On the Way to Production 4.0

The Crailsheim-based filling machine manufacturer groninger is taking the next steps towards expanded automated production. In order to be able to deliver the best possible production results in the future, investments were made in two fully automatic trovalizing and vibratory finishing machines.

groninger invests again in its production at the Crailsheim location. The family company spent over 50,000 euros on two fully automatic trovalizing and vibratory finishing machines. The lines are able to process production components up to the size of a shoe box, which are installed in groninger’s filling and closing machines.

The entire thing is quite simple.

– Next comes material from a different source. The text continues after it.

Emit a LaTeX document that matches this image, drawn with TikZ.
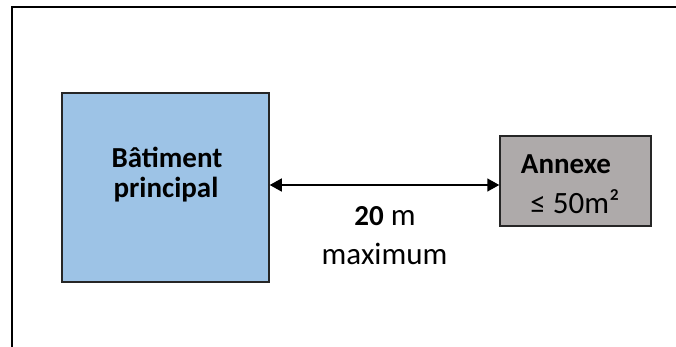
\documentclass[tikz,border=0pt]{standalone}
\usepackage{fontspec}
\setmainfont{Carlito}
\usetikzlibrary{arrows.meta}
\definecolor{boxblue}{HTML}{9DC3E6}
\definecolor{boxgray}{HTML}{AEAAAA}
\definecolor{edge}{HTML}{262626}
\tikzset{
  building/.style={draw=edge, line width=1.5pt, inner sep=0pt},
  lbl/.style={anchor=base, inner sep=0pt, font=\fontsize{31}{36}\selectfont},
  blbl/.style={anchor=base, inner sep=0pt, font=\fontsize{29}{34}\selectfont\bfseries},
  dim/.style={{Triangle[length=12pt,width=13pt]}-{Triangle[length=12pt,width=13pt]}, line width=1.5pt},
}
\begin{document}
\begin{tikzpicture}[x=1pt,y=-1pt]
\useasboundingbox (0,0) rectangle (676,347);
\draw[line width=2pt] (12,347) -- (12,7.5) -- (676,7.5);
\node[building, fill=boxblue, minimum width=207pt, minimum height=189pt] (main) at (165.5,187.5) {};
\node[building, fill=boxgray, minimum width=151pt, minimum height=90pt] (annex) at (575.5,181) {};
\node[blbl] (m1) at (167,168) {Bâtiment};
\node[blbl] (m2) at (166,197.5) {principal};
\node[blbl] (a1) at (566,174) {Annexe};
\node[lbl] (a2) at (575,213) {≤ 50m²};
\coordinate (ay) at (0,185);
\draw[dim] (main.east |- ay) -- (annex.west |- ay);
\node[lbl] (d1) at (385,225.5) {{\fontsize{29}{34}\selectfont\bfseries 20} m};
\node[lbl] (d2) at (384.5,264) {maximum};
\end{tikzpicture}
\end{document}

The lines are set in motion by vibration. The abrasive granulate contained therein processes the based on the requirement—deburring, edge rounding or polishing is possible.

“For larger components—especially metallic ones—the use of such lines is now often standard in the industry. However, we have succeeded in applying this technology to even the smallest plastic components. We tinkered until we found the perfect mixing ratio for our workpieces for granulate, operating time and speed of the lines” states Andre Früh, Production Group Manager, with satisfaction.

Admittedly, it is not an easy task, since some workpieces have a thickness of only a few millimeters. In the past, deburring such plastic parts by hand was a real challenge due to their fine texture.

“You’ll need a sure instinct for this task and it takes a lot of time” says Timo Hägele, Production Team Leader, and he adds “Now, the entire thing runs parallel to other tasks and is almost fully automated. This is a great relief for our employees. We gain flexibility and freedom for other tasks.”

For groninger, the acquisition of the lines is another important step towards expanded automated production. “We would like to continue to set standards in our production and meet the highest standards in the future. This is not only what our customers expect from us, but it is also what we expect for ourselves. This is the reason why all the parts built into our machines—no matter how small and filigree they may be—must meet these requirements” explains Früh and Hägele. The lines have been running for about 400 hours—since spring. And, so far, the results are impressive: “We are very satisfied” says Hägele.

In the course of the acquisition of the trovalizing and vibratory finishing machines, the workstations at the deburring department were also completely redesigned—new, height-adjustable workbenches and overall more space between the workstations.  “All in all, it’s all an unbelievable relief for us and working is so much more fun”, André Kronenwetter and Fikret Sentürk agree, who both work at the deburring department. It is an investment that turned out to be more than beneficial in two respects.